One thought in my mind after reading about how Apple started and some of the people who worked there and had the ideas that produced the products such as the ipod, ipad, the Mac and so on was I wondered if he, or Apple, would have been as successful as they were if he had not been such a difficult person to work for. Would they have succeeded if he'd actually treated his co-workers with respect?

Some people who worked for him said they didn't think so. They felt like when he made them feel so bad, it inspired them to prove him wrong. I'm sure that's true for some people. But I thought that one incident in the book showed he probably could have succeeded without being so mean. There was one time when Jobs was talking to a supplier about what he wanted. The supplier was saying there was no way he could give Jobs the product he wanted and no way do it in the time Jobs wanted. Jobs stared at him in the way he was famous for staring at people, and said something like yes, he could do it. And he told the supplier not to be afraid, he knew he could do it. And the supplier did it. To me, that shows that he could have worked that way with others and gotten results, too. But who knows?

Anyway, I thought it was a good book. I plan to reread it sometime to refresh myself on the details. There's no doubt he was an incredible person who made a company that created some amazing things.

Blue Nights by Joan Didion

New York Times Article
I liked Joan Didion's book The Year of Magical Thinking and I liked this one, too. They are similar in that they are both memoirs about the death of a beloved family member. Magical Thinking was written during the year after her husband suddenly and unexpectedly died, and Blue Nights is about surviving the death of her daughter, who died tragically young.

You'd think these would be depressing books but for some reason they did not affect me that way. When other people say about a book that it has beautiful writing, I immediately become skeptical that I won't like the book. I'm all about the story, I think, and often say. But these books by Joan Didion are not books with a story of the traditional sort - with the beginning at the beginning, then the middle, then the end. They are like listening to Didion's thoughts.

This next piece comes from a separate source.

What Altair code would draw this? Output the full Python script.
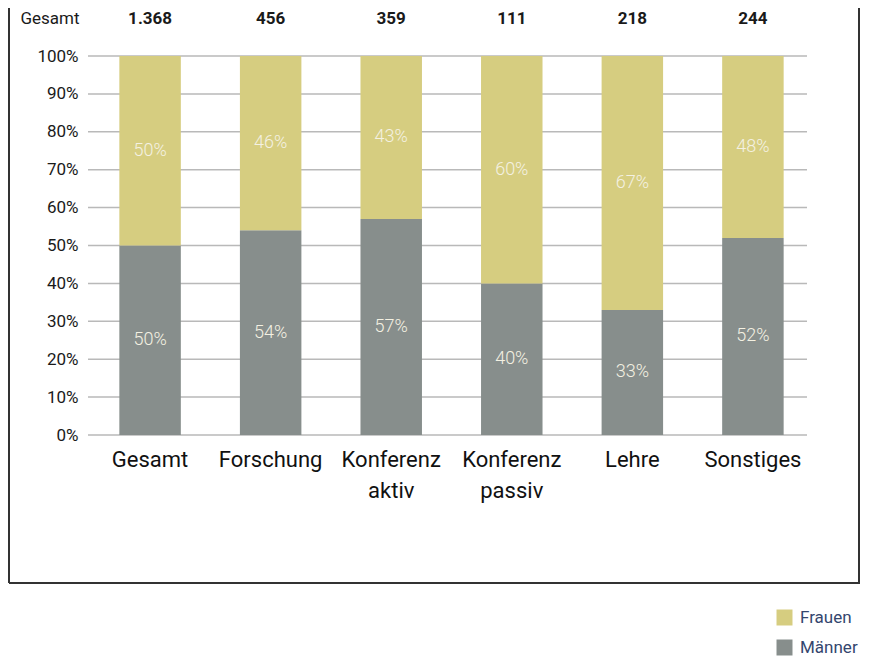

I could say that I like them because she so eloquently says what I feel, what I think we all feel when such sad, inexplicable things happen. One of the reasons I admire writers is their ability to do that -- to express what I feel, but so much better than I can. And that is one of the reasons I like these books.

But you wouldn't think that would be enough to make you turn the pages and keep reading the whole book. Just because she is so good at expressing feelings isn't enough. But I can't really figure out how to say much more than that about why I like the books.

Another thing that makes my liking of the books somewhat surprising is that Joan Didion has no faith, or at least she does not profess any faith or belief. She doesn't even bring up the subject of what she believes. She certainly does not say that her faith is giving her strength and helping her to get through these tragic events. And it seems impossible to me to even understand how anyone can get through things like this without faith. Yet I admire the way she gets through them.

I read this book from Kindle on my iPad. A nice little bonus in that format is it includes three videos of Joan Didion reading chapters 1, 2 and 7. The filmmaker does a good job showing scenes of Joan in her apartment, in New York, the city skyline, and so on. I love the smell, feel and look of paper books, but I do also love the richness of this kind of additional material in digital books.

True Compass by Edward M. Kennedy

So, yeah, this is Ted Kennedy's memoir. I probably would not have picked it from a shelf, but someone loaned it to me and said they'd enjoyed it. Now I can't remember who loaned it to me. I thought it was my friend Sally but she says it's not her. I can picture her face in my mind telling me she'd gravitated to the biographies and picked this up -- but I've got the wrong face in my brain. Hopefully it'll come to me or someone will ask.

Anyway, I did enjoy the book. It was interesting to read about him growing up in that nearly mythical Kennedy family. Ted was quite a lot younger than Jack and Robert but he was highly influenced by them. And they did a lot for him.

I liked the tone of Ted Kennedy's book. He wasn't bragging and he wasn't being defensive. He seemed to be trying to be honest. I believe that by the time he was writing this he knew he was near the end of his life.

I wondered what he'd write about the "Chappaquiddick incident." He didn't go into a lot of detail, but he did tell the story. I actually never heard any accounting of the whole story -- only the bits about how he had gotten himself out of the water but not the woman he was with, Mary Jo Kopechne.

He wrote that they were only acquaintances who'd met that night at a gathering. When she needed a ride to the ferry, he was happy to have the excuse to leave. Then there was the accident and the car slipped off a bridge into the water. He says that he can't even remember how he got out of the car and he dived back in for Mary Jo many times and couldn't see her. He hoped she'd gotten out but was afraid she hadn't; he got help and others also dived in and could not see her.

About the hours after the accident he wrote that they have been "copiously recorded....my devising and rejecting scenarios with Joe and the others...; swimming across the channel...; elaying in reporting the accident. My actions were inexcusable." He also said he's lived with the guilt of causing an innocent woman's death for years and felt that he should atone for it.

After reading about all that he did and tried to do, I think it's a shame that he was not able to make the big changes in healthcare that he was working for. I wish he would have succeeded. Our healthcare is so terribly messed up, and he did honestly seem to have devoted most of his political life to trying to ensure that everyone, regardless of their income or status, would have the basic health care that everyone needs.